21 February 2011

"Saucered and blowed"

This colloquial expression, often used to refer "to coffee, too hot to drink until it was poured into the saucer for a moment, blown on, and then drunk from the saucer," is discussed at World Wide Words.  I was surprised at how far back the roots of the phrase can be traced:
The expression is certainly American, turning up at various times in the south and west of the country... In the negative it meant something hadn’t yet been made fully ready — a football coach commented on one of his young players in the Charleston Gazette in 1972 that “He has a long way to go. He hasn’t been saucered and blown yet.”..

The idea goes back a long way, of course, much further than the expression itself. A squib appeared in a British newspaper two centuries ago, in which a Frenchman asked a friend to advise on the correctness of his manners at dinner:
“And the coffee?” “There I am certain I was right; it was boiling hot, and I poured it in small portions into my saucer.” “Which was what no one else did; every body takes his coffee in his cup, and never in his saucer.”   The Courier (Middlesex), 21 Mar. 1826.
The link concludes with an (?)apocryphal story about George Washington saying "“we pour our legislation into the Senatorial saucer to cool it.”


  1. My dad used to tell a story from when he was a boy, probably 1920 or so, and he and his mother stopped in a roadside cafe on a trip somewhere. His mother ordered a coffee, and when it came it was too hot to drink so she stirred it for a few minutes and tested it.
    Still too hot, and she had begun to stir it again when an elderly gentleman next to them slid his cup over to her and said
    "Ma'am, this cup has been saucered and blowed three times now and its almost ready if you would like"
    That is the only time I have ever heard that term, Saucered and Blowed', until today that is.

  2. Interesting. It's uncannily similar to the 1935 quotation cited at the link.
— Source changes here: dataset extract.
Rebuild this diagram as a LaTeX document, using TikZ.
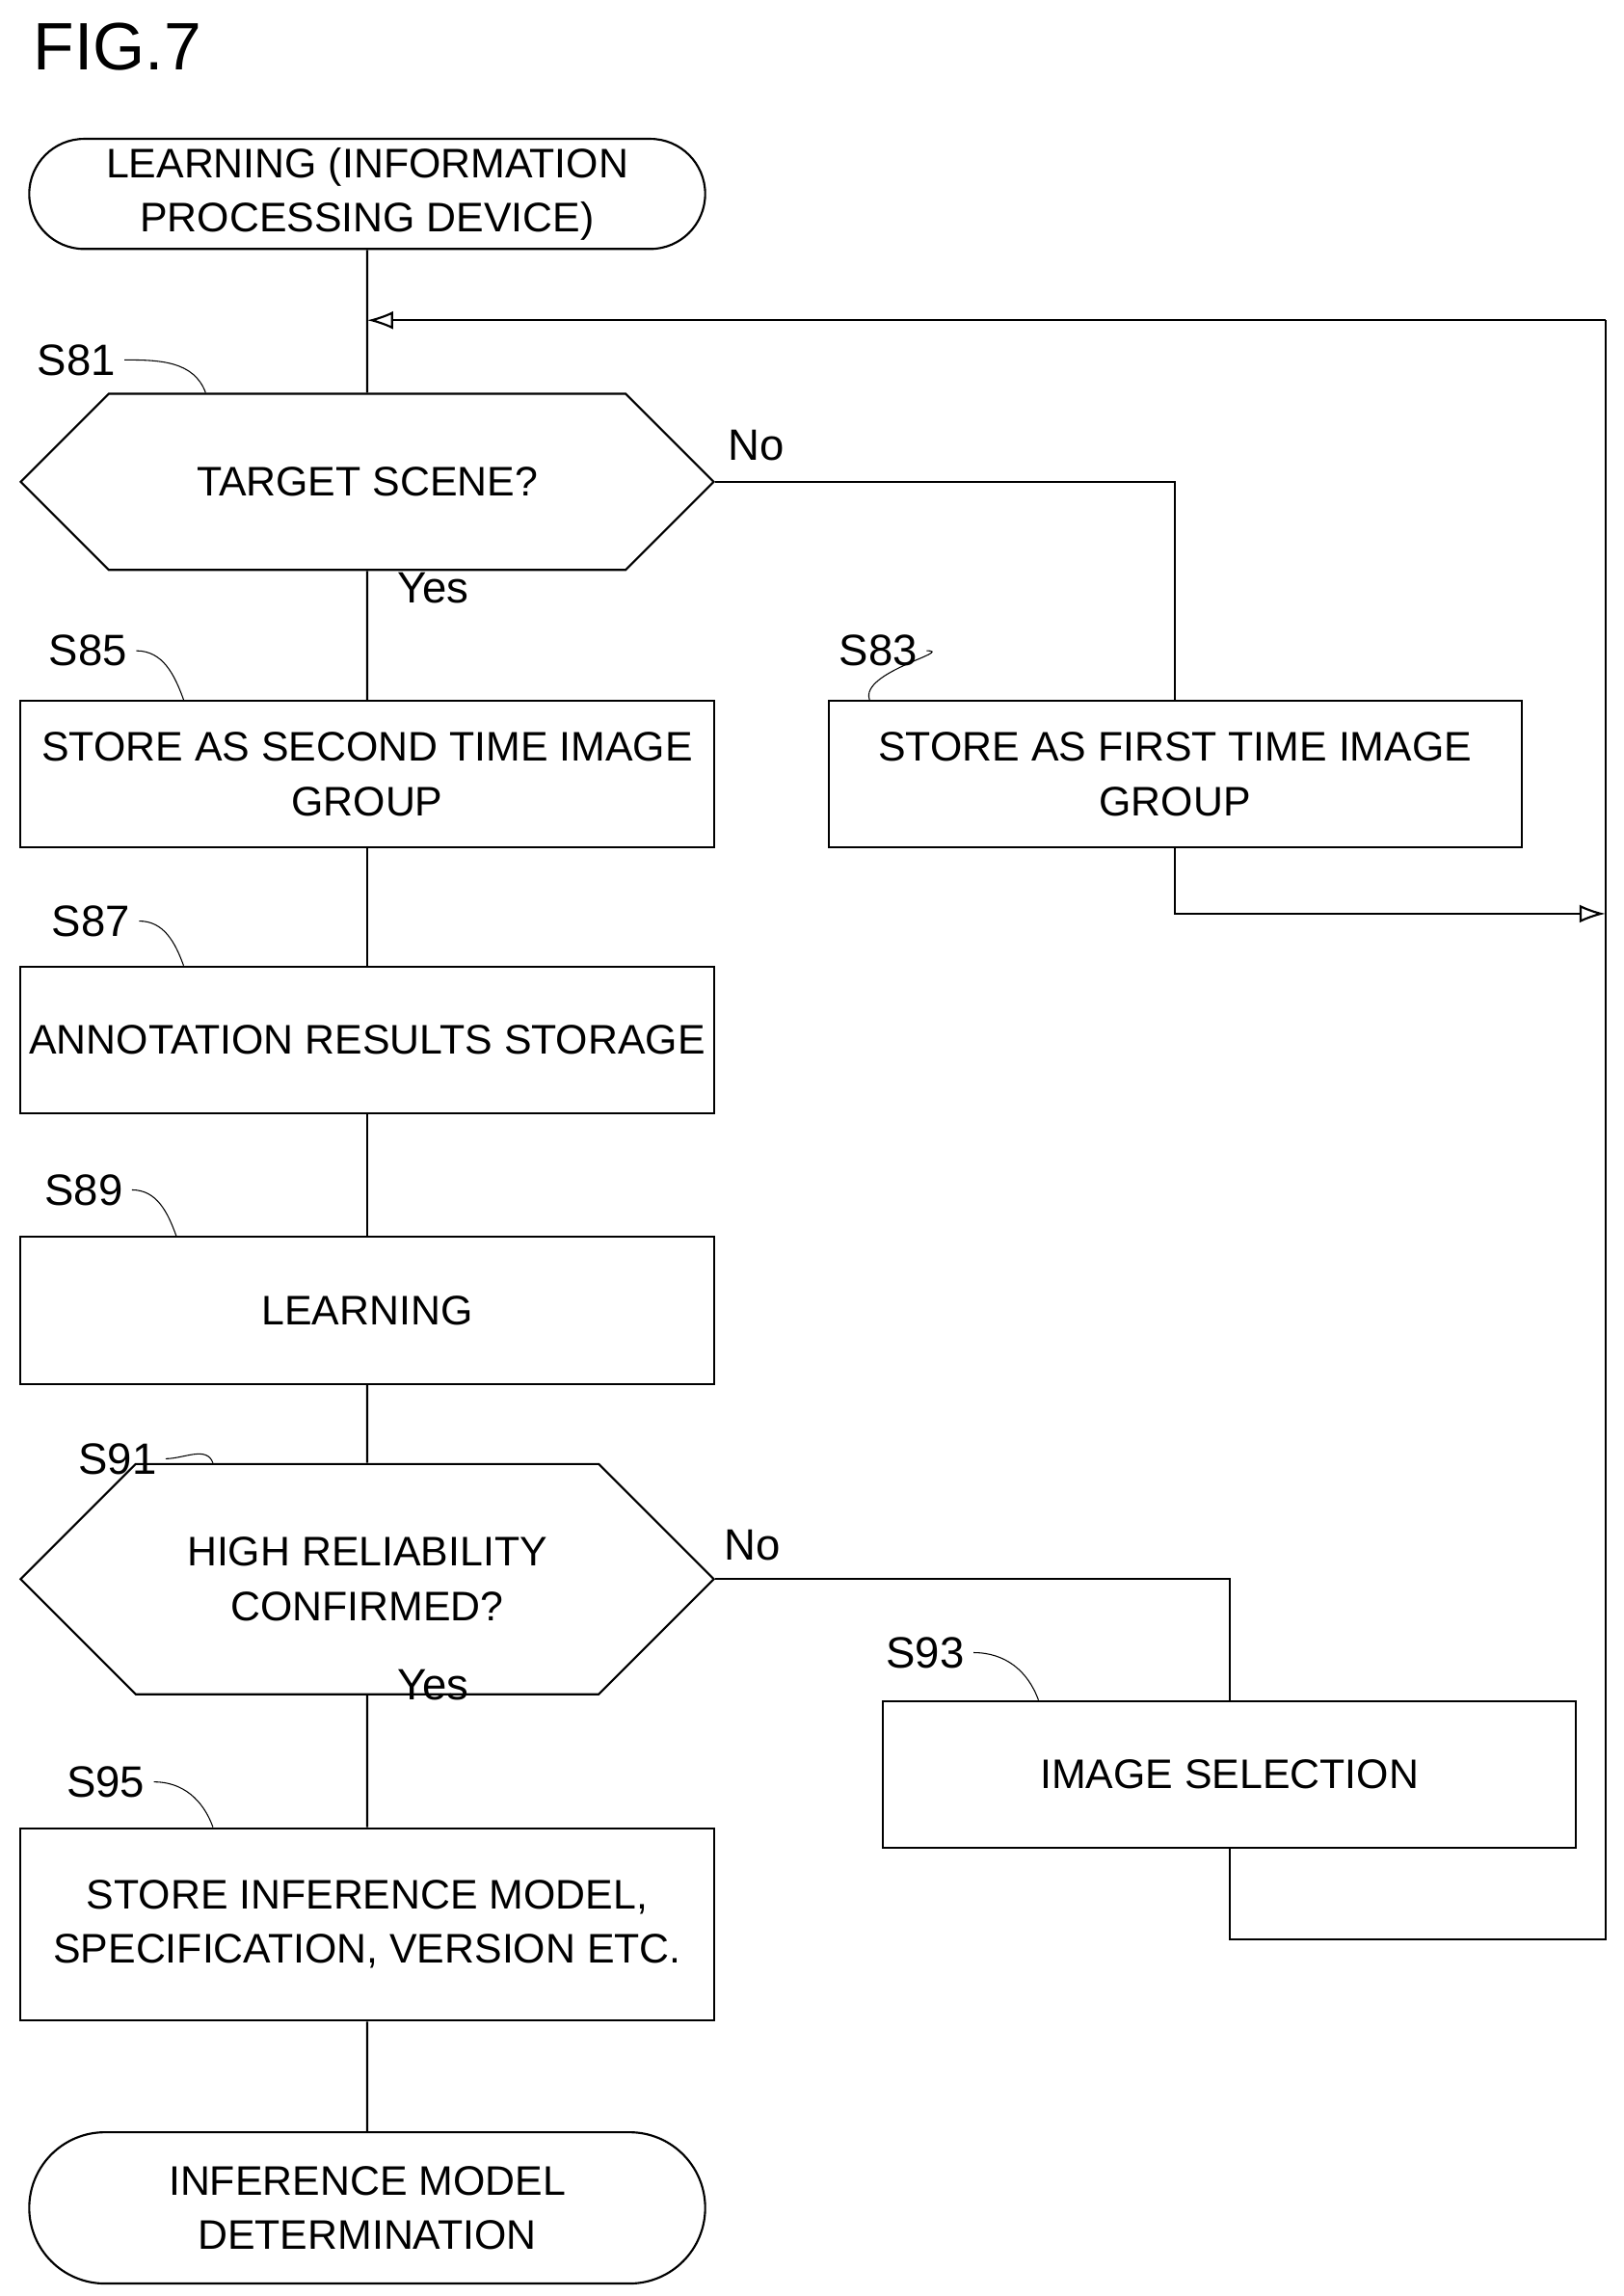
\documentclass[tikz,border=0pt]{standalone}
\usepackage{fontspec}
\setmainfont{Liberation Sans}
\usetikzlibrary{arrows.meta, positioning, shapes.misc}

\begin{document}
\begin{tikzpicture}[x=0.02cm, y=-0.02cm,
    every node/.style={font=\fontsize{16}{21}\selectfont, align=center},
    box/.style={draw, thick, minimum width=9.44cm, minimum height=2cm},
    term/.style={draw, thick, rounded rectangle, minimum width=9.44cm, minimum height=1.5cm},
    decide/.style={draw, thick, chamfered rectangle, chamfered rectangle xsep=0.68cm,
        chamfered rectangle ysep=1cm, minimum width=9.44cm, minimum height=2cm, inner sep=0pt},
    steplbl/.style={font=\fontsize{17}{20}\selectfont},
    flow/.style={thick},
    back/.style={thick, -{Latex[length=10pt,width=7pt,open]}},
    squig/.style={thin}]

\useasboundingbox (0,0) rectangle (1105,1563);

\node[font=\fontsize{26}{30}\selectfont] (fig) at (80,32) {FIG.7};

% main column
\node[term] (start) at (250,132) {LEARNING (INFORMATION\\PROCESSING DEVICE)};
\node[decide] (s81) at (250,328) {TARGET SCENE?};
\node[box] (s85) at (250,527) {STORE AS SECOND TIME IMAGE\\GROUP};
\node[box] (s83) at (800,527) {STORE AS FIRST TIME IMAGE\\GROUP};
\node[box] (s87) at (250,708) {ANNOTATION RESULTS STORAGE};
\node[box] (s89) at (250,892) {LEARNING};
\node[decide] (s91) at (250,1075) {HIGH RELIABILITY\\CONFIRMED?};
\node[box] (s93) at (837,1208) {IMAGE SELECTION};
\node[box, minimum height=2.62cm] (s95) at (250,1310) {STORE INFERENCE MODEL,\\SPECIFICATION, VERSION ETC.};
\node[term, minimum height=2.06cm] (stop) at (250,1503) {INFERENCE MODEL\\DETERMINATION};

% corner points
\coordinate (loop) at (250,218);
\coordinate (rtop) at (1093,218);
\coordinate (rmid) at (1093,622);
\coordinate (rbot) at (1093,1320);

% step labels
\node[steplbl] (l81) at (52,245) {S81};
\node[steplbl] (l85) at (60,443) {S85};
\node[steplbl] (l83) at (598,443) {S83};
\node[steplbl] (l87) at (62,627) {S87};
\node[steplbl] (l89) at (57,810) {S89};
\node[steplbl] (l91) at (80,993) {S91};
\node[steplbl] (l93) at (630,1125) {S93};
\node[steplbl] (l95) at (72,1213) {S95};
\foreach \l/\n/\d in {l81/s81/-120, l85/s85/-135, l83/s83/-218, l87/s87/-135, l89/s89/-140, l91/s91/-115, l93/s93/-140, l95/s95/-115}
    \draw[squig] (\l.east) to[out=0, in=110] ([xshift=\d*0.02cm+0.2cm]\n.north);

% yes / no
\node[steplbl] at (515,303) {No};
\node[steplbl] at (295,400) {Yes};
\node[steplbl] at (512,1052) {No};
\node[steplbl] at (295,1147) {Yes};

% connectors
\draw[flow] (start) -- (s81);
\draw[flow] (s81) -- (s85);
\draw[flow] (s85) -- (s87);
\draw[flow] (s87) -- (s89);
\draw[flow] (s89) -- (s91);
\draw[flow] (s91) -- (s95);
\draw[flow] (s95) -- (stop);
\draw[flow] (s81.east) -| (s83.north);
\draw[flow] (s91.east) -| (s93.north);
\draw[back] (s83.south) |- (rmid);
\draw[flow] (s93.south) |- (rbot) -- (rtop);
\draw[back] (rtop) -- (loop);
\end{tikzpicture}
\end{document}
  3. Hah! see, thats why should always follow your link! Turns out my daddy's story was really just one of his dry jokes!
    Thanks tiwiki!

  4. My grandmother (from southeast Tennessee) would always pour her hot coffee (already sweetened and creamed) from her coffee cup into the saucer. But instead of pouring the coffee back into the cup, she would blow on the coffee in the saucer, then hold the saucer up and drink from it. This was certainly a rural and backwoods practice (and she was of that kind). But I remember it well.